• **Your instructions**
Reproduce every line of the listing as written, apart from the pictures.

• **Collected data**
— Start —
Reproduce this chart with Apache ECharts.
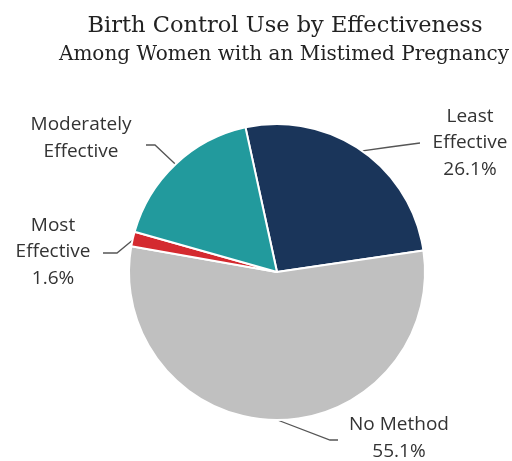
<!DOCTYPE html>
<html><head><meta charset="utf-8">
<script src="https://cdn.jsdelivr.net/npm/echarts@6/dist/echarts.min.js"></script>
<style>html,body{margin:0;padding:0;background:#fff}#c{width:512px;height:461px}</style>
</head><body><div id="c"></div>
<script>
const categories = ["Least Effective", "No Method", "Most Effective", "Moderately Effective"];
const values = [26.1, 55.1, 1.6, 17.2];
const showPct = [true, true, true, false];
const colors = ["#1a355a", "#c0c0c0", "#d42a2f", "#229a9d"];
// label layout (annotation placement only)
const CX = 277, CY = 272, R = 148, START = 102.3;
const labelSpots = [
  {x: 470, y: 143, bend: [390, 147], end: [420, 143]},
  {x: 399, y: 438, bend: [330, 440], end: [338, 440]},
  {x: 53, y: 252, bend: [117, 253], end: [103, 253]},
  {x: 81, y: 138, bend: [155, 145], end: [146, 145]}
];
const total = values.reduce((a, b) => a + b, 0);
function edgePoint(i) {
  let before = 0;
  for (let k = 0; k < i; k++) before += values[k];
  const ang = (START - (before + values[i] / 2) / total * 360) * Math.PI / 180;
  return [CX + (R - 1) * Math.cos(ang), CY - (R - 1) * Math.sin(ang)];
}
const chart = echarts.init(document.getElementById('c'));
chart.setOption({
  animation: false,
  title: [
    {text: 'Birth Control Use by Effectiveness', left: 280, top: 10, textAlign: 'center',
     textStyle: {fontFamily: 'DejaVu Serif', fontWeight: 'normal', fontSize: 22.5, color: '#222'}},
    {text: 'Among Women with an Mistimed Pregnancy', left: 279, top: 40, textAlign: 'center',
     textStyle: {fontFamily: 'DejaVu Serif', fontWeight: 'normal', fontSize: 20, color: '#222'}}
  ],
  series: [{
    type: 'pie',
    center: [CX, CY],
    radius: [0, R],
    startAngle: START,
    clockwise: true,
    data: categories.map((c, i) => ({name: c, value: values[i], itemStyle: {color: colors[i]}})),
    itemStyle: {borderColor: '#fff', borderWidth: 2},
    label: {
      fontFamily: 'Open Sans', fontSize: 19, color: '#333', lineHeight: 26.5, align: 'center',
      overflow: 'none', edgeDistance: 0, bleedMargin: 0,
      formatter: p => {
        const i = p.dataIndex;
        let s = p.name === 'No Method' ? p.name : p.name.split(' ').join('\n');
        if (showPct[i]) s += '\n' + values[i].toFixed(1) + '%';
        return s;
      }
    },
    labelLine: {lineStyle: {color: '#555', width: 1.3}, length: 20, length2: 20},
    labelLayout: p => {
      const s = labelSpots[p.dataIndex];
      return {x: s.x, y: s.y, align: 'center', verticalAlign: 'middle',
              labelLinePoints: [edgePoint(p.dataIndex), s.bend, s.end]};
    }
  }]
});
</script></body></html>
— End —
• **Solution for this exercise**
Reproduce this chart with Apache ECharts.
<!DOCTYPE html>
<html><head><meta charset="utf-8">
<script src="https://cdn.jsdelivr.net/npm/echarts@6/dist/echarts.min.js"></script>
<style>html,body{margin:0;padding:0;background:#fff}#c{width:512px;height:461px}</style>
</head><body><div id="c"></div>
<script>
const categories = ["Least Effective", "No Method", "Most Effective", "Moderately Effective"];
const values = [26.1, 55.1, 1.6, 17.2];
const showPct = [true, true, true, false];
const colors = ["#1a355a", "#c0c0c0", "#d42a2f", "#229a9d"];
// label layout (annotation placement only)
const CX = 277, CY = 272, R = 148, START = 102.3;
const labelSpots = [
  {x: 470, y: 143, bend: [390, 147], end: [420, 143]},
  {x: 399, y: 438, bend: [330, 440], end: [338, 440]},
  {x: 53, y: 252, bend: [117, 253], end: [103, 253]},
  {x: 81, y: 138, bend: [155, 145], end: [146, 145]}
];
const total = values.reduce((a, b) => a + b, 0);
function edgePoint(i) {
  let before = 0;
  for (let k = 0; k < i; k++) before += values[k];
  const ang = (START - (before + values[i] / 2) / total * 360) * Math.PI / 180;
  return [CX + (R - 1) * Math.cos(ang), CY - (R - 1) * Math.sin(ang)];
}
const chart = echarts.init(document.getElementById('c'));
chart.setOption({
  animation: false,
  title: [
    {text: 'Birth Control Use by Effectiveness', left: 280, top: 10, textAlign: 'center',
     textStyle: {fontFamily: 'DejaVu Serif', fontWeight: 'normal', fontSize: 22.5, color: '#222'}},
    {text: 'Among Women with an Mistimed Pregnancy', left: 279, top: 40, textAlign: 'center',
     textStyle: {fontFamily: 'DejaVu Serif', fontWeight: 'normal', fontSize: 20, color: '#222'}}
  ],
  series: [{
    type: 'pie',
    center: [CX, CY],
    radius: [0, R],
    startAngle: START,
    clockwise: true,
    data: categories.map((c, i) => ({name: c, value: values[i], itemStyle: {color: colors[i]}})),
    itemStyle: {borderColor: '#fff', borderWidth: 2},
    label: {
      fontFamily: 'Open Sans', fontSize: 19, color: '#333', lineHeight: 26.5, align: 'center',
      overflow: 'none', edgeDistance: 0, bleedMargin: 0,
      formatter: p => {
        const i = p.dataIndex;
        let s = p.name === 'No Method' ? p.name : p.name.split(' ').join('\n');
        if (showPct[i]) s += '\n' + values[i].toFixed(1) + '%';
        return s;
      }
    },
    labelLine: {lineStyle: {color: '#555', width: 1.3}, length: 20, length2: 20},
    labelLayout: p => {
      const s = labelSpots[p.dataIndex];
      return {x: s.x, y: s.y, align: 'center', verticalAlign: 'middle',
              labelLinePoints: [edgePoint(p.dataIndex), s.bend, s.end]};
    }
  }]
});
</script></body></html>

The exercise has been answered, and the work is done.